Conclusion: Internal CTFs Should Be Easy to Launch, Not Hard to Maintain
Universities do not need to choose between practical learning and operational complexity. With managed Cybersecurity Simulations, internal capture the flag competitions can become repeatable, scalable, and aligned with academic goals.
The key is to remove technical overhead so instructors can focus on what matters most: helping students build real cybersecurity skills through hands-on practice.
If your university or training center wants to run an internal CTF without managing infrastructure, explore Simulations Labs and see how quickly you can launch a practical cybersecurity competition for your students.
FAQs
What is a CTF competition in cybersecurity education?

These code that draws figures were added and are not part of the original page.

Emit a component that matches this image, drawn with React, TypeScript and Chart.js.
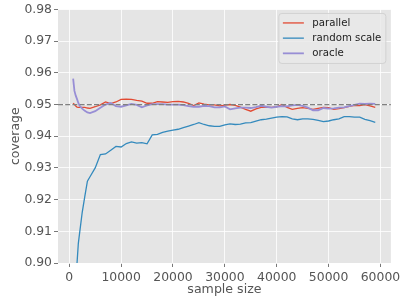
import React, { useEffect, useRef } from "react";
import { Chart, registerables } from "chart.js";

Chart.register(...registerables);

const sampleSizes = [
  750, 1000, 1250, 1500, 1750, 2000, 2500, 3000, 3500, 4000,
  5000, 6000, 7000, 8000, 9000, 10000, 11000, 12000, 13000, 14000,
  15000, 16000, 17000, 18000, 19000, 20000, 21000, 22000, 23000, 24000,
  25000, 26000, 27000, 28000, 29000, 30000, 31000, 32000, 33000, 34000,
  35000, 36000, 37000, 38000, 39000, 40000, 41000, 42000, 43000, 44000,
  45000, 46000, 47000, 48000, 49000, 50000, 51000, 52000, 53000, 54000,
  55000, 56000, 57000, 58000, 59000,
];

const parallel = [
  0.9504, 0.95, 0.9495, 0.9492, 0.9491, 0.9491, 0.9491, 0.9491, 0.9489, 0.9488,
  0.9493, 0.9499, 0.9508, 0.9503, 0.9508, 0.9516, 0.9517, 0.9516, 0.9513, 0.9511,
  0.9504, 0.9504, 0.9509, 0.9508, 0.9507, 0.9509, 0.951, 0.9508, 0.9504, 0.9497,
  0.9505, 0.9501, 0.9499, 0.9499, 0.9496, 0.9498, 0.95, 0.9497, 0.9492, 0.9485,
  0.9479, 0.9486, 0.9491, 0.9492, 0.9491, 0.9493, 0.95, 0.9491, 0.9485, 0.9488,
  0.949, 0.9488, 0.9485, 0.9488, 0.9491, 0.949, 0.9485, 0.9487, 0.949, 0.9494,
  0.9497, 0.9497, 0.95, 0.9496, 0.9491,
];

const randomScale = [
  0.88, 0.887, 0.894, 0.9, 0.9062, 0.9095, 0.916, 0.921, 0.9258, 0.9272,
  0.93, 0.9342, 0.9344, 0.9356, 0.9368, 0.9366, 0.9377, 0.9382, 0.9378, 0.938,
  0.9376, 0.9404, 0.9406, 0.9412, 0.9416, 0.9419, 0.9422, 0.9427, 0.9432, 0.9437,
  0.9443, 0.9437, 0.9433, 0.9431, 0.9431, 0.9436, 0.9439, 0.9437, 0.9438, 0.9442,
  0.9443, 0.9448, 0.9452, 0.9454, 0.9457, 0.946, 0.9462, 0.9461, 0.9455, 0.9452,
  0.9455, 0.9455, 0.9453, 0.945, 0.9446, 0.9448, 0.9452, 0.9455, 0.9462, 0.9462,
  0.946, 0.946, 0.9453, 0.9449, 0.9444,
];

const oracle = [
  0.9582, 0.9543, 0.9528, 0.9517, 0.9505, 0.9496, 0.9487, 0.948, 0.9475, 0.9473,
  0.9479, 0.949, 0.95, 0.9505, 0.9495, 0.9493, 0.9497, 0.9502, 0.9499, 0.9491,
  0.9497, 0.9501, 0.9501, 0.9501, 0.95, 0.95, 0.95, 0.9498, 0.9495, 0.9493,
  0.9493, 0.9496, 0.9495, 0.9491, 0.9491, 0.9494, 0.9485, 0.9488, 0.949, 0.949,
  0.9489, 0.9492, 0.9496, 0.9493, 0.949, 0.9493, 0.9495, 0.9494, 0.9497, 0.9499,
  0.9496, 0.949, 0.9482, 0.9482, 0.9489, 0.9487, 0.9488, 0.949, 0.9491, 0.9495,
  0.9499, 0.9503, 0.9502, 0.9503, 0.9502,
];

const seriesLabels = ["parallel", "random scale", "oracle"];
const seriesColors = ["#E24A33", "#348ABD", "#988ED5"];
const seriesWidths = [1.3, 1.3, 1.8];
const targetCoverage = 0.95;
const yTicks = [0.9, 0.91, 0.92, 0.93, 0.94, 0.95, 0.96, 0.97, 0.98];
const xTicks = [0, 10000, 20000, 30000, 40000, 50000, 60000];

const FONT = "'DejaVu Sans', sans-serif";

const bgPlugin = {
  id: "bgPlugin",
  beforeDraw(chart: any) {
    const { ctx, chartArea } = chart;
    ctx.save();
    ctx.fillStyle = "#E5E5E5";
    ctx.fillRect(chartArea.left, chartArea.top, chartArea.right - chartArea.left, chartArea.bottom - chartArea.top);
    ctx.restore();
  },
};

const refLinePlugin = {
  id: "refLinePlugin",
  afterDatasetsDraw(chart: any) {
    const { ctx, chartArea, scales } = chart;
    const y = scales.y.getPixelForValue(targetCoverage);
    ctx.save();
    ctx.strokeStyle = "#808080";
    ctx.lineWidth = 1.3;
    ctx.setLineDash([5, 2.2]);
    ctx.beginPath();
    ctx.moveTo(chartArea.left, y);
    ctx.lineTo(chartArea.right, y);
    ctx.stroke();
    ctx.restore();
  },
};

const legendPlugin = {
  id: "legendPlugin",
  afterDraw(chart: any) {
    const { ctx, chartArea } = chart;
    const w = 107;
    const h = 50;
    const x0 = chartArea.right - 5 - w;
    const y0 = chartArea.top + 4;
    ctx.save();
    ctx.fillStyle = "rgba(233,233,233,0.85)";
    ctx.strokeStyle = "#D2D2D2";
    ctx.lineWidth = 1;
    ctx.beginPath();
    const r = 3;
    ctx.moveTo(x0 + r, y0);
    ctx.lineTo(x0 + w - r, y0);
    ctx.arcTo(x0 + w, y0, x0 + w, y0 + r, r);
    ctx.lineTo(x0 + w, y0 + h - r);
    ctx.arcTo(x0 + w, y0 + h, x0 + w - r, y0 + h, r);
    ctx.lineTo(x0 + r, y0 + h);
    ctx.arcTo(x0, y0 + h, x0, y0 + h - r, r);
    ctx.lineTo(x0, y0 + r);
    ctx.arcTo(x0, y0, x0 + r, y0, r);
    ctx.closePath();
    ctx.fill();
    ctx.stroke();
    ctx.font = `10.2px ${FONT}`;
    ctx.textBaseline = "middle";
    ctx.textAlign = "left";
    seriesLabels.forEach((label, i) => {
      const yy = y0 + 9.5 + i * 15.2;
      ctx.strokeStyle = seriesColors[i];
      ctx.lineWidth = seriesWidths[i];
      ctx.setLineDash([]);
      ctx.beginPath();
      ctx.moveTo(x0 + 4, yy);
      ctx.lineTo(x0 + 25, yy);
      ctx.stroke();
      ctx.fillStyle = "#222";
      ctx.fillText(label, x0 + 33.5, yy);
    });
    ctx.restore();
  },
};

export default function App() {
  const ref = useRef<HTMLCanvasElement>(null);
  useEffect(() => {
    if (!ref.current) return;
    const series = [parallel, randomScale, oracle];
    const chart = new Chart(ref.current, {
      type: "line",
      data: {
        datasets: series.map((vals, i) => ({
          label: seriesLabels[i],
          data: vals.map((v, j) => ({ x: sampleSizes[j], y: v })),
          borderColor: seriesColors[i],
          backgroundColor: seriesColors[i],
          borderWidth: seriesWidths[i],
          pointRadius: 0,
          tension: 0,
          fill: false,
          order: 3 - i,
        })),
      },
      options: {
        responsive: false,
        animation: false,
        devicePixelRatio: 1,
        layout: { padding: { left: 0, right: 11, top: 8, bottom: 0 } },
        plugins: {
          legend: { display: false },
          tooltip: { enabled: false },
        },
        scales: {
          x: {
            type: "linear",
            min: -2170,
            max: 62010,
            afterFit: (s: any) => {
              s.height = 42;
            },
            afterBuildTicks: (s: any) => {
              s.ticks = xTicks.map((v) => ({ value: v }));
            },
            ticks: {
              color: "#555555",
              font: { family: FONT, size: 12.4 },
              padding: 3.5,
              maxRotation: 0,
              includeBounds: false,
              callback: (v: any) => String(v),
            },
            grid: {
              color: "#FFFFFF",
              lineWidth: 0.8,
              tickColor: "#555555",
              tickLength: 4,
              tickWidth: 0.8,
            },
            border: { display: false },
            title: {
              display: true,
              text: "sample size",
              color: "#555555",
              font: { family: FONT, size: 12.6 },
              padding: { top: 0, bottom: 7.5 },
            },
          },
          y: {
            type: "linear",
            min: 0.9,
            max: 0.98,
            afterFit: (s: any) => {
              s.width = 58;
            },
            afterBuildTicks: (s: any) => {
              s.ticks = yTicks.map((v) => ({ value: v }));
            },
            ticks: {
              color: "#555555",
              font: { family: FONT, size: 12.4 },
              padding: 2,
              callback: (v: any) => Number(v).toFixed(2),
            },
            grid: {
              color: "#FFFFFF",
              lineWidth: 0.8,
              tickColor: "#555555",
              tickLength: 4,
              tickWidth: 0.8,
            },
            border: { display: false },
            title: {
              display: true,
              text: "coverage",
              color: "#555555",
              font: { family: FONT, size: 12.4 },
              padding: { top: 8.5, bottom: 0 },
            },
          },
        },
      },
      plugins: [bgPlugin, refLinePlugin, legendPlugin],
    } as any);
    return () => chart.destroy();
  }, []);
  return (
    <div style={{ position: "fixed", left: 0, top: 0, width: 404, height: 305, background: "#fff" }}>
      <canvas ref={ref} width={404} height={305} style={{ width: 404, height: 305 }} />
    </div>
  );
}
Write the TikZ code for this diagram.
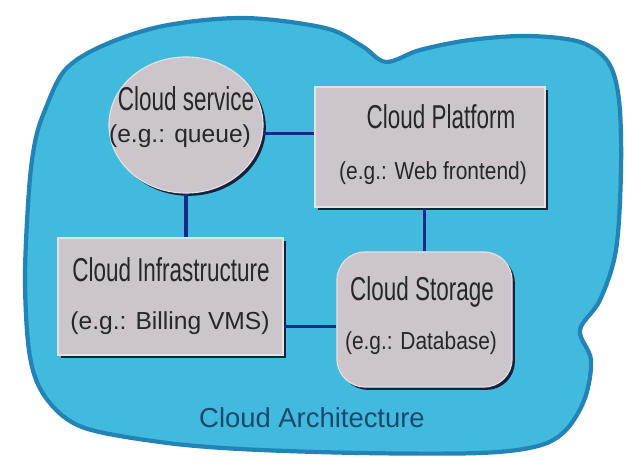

A CTF competition is a hands-on cybersecurity event where students solve practical challenges and submit flags as proof of completion. It helps learners apply concepts such as web security, forensics, cryptography, and network analysis.
How can universities host a CTF competition without technical overhead?
Universities can use a managed CTF platform that handles hosting, challenge deployment, scaling, scoring, leaderboards, and reporting. This removes the need to manage servers or build infrastructure internally.
Are CTF challenges suitable for beginners?
Yes. A well-designed CTF includes beginner, intermediate, and advanced challenges. Introductory tasks can help new students learn cybersecurity concepts in a practical and engaging way.
Can CTF competitions be used for student assessment?
Yes. CTFs provide measurable evidence of practical skills. Instructors can review submissions, scores, solving patterns, and performance analytics to identify strengths and skill gaps.
What types of challenges can be included in an internal university CTF?
Common categories include web security, OSINT, malware reverse engineering, digital forensics, network security, cryptography, and secure coding challenges.
How often should universities run internal CTF competitions?
Many universities start with one event per semester, then expand into recurring labs, club competitions, capstone assessments, or annual university-wide cyber cups.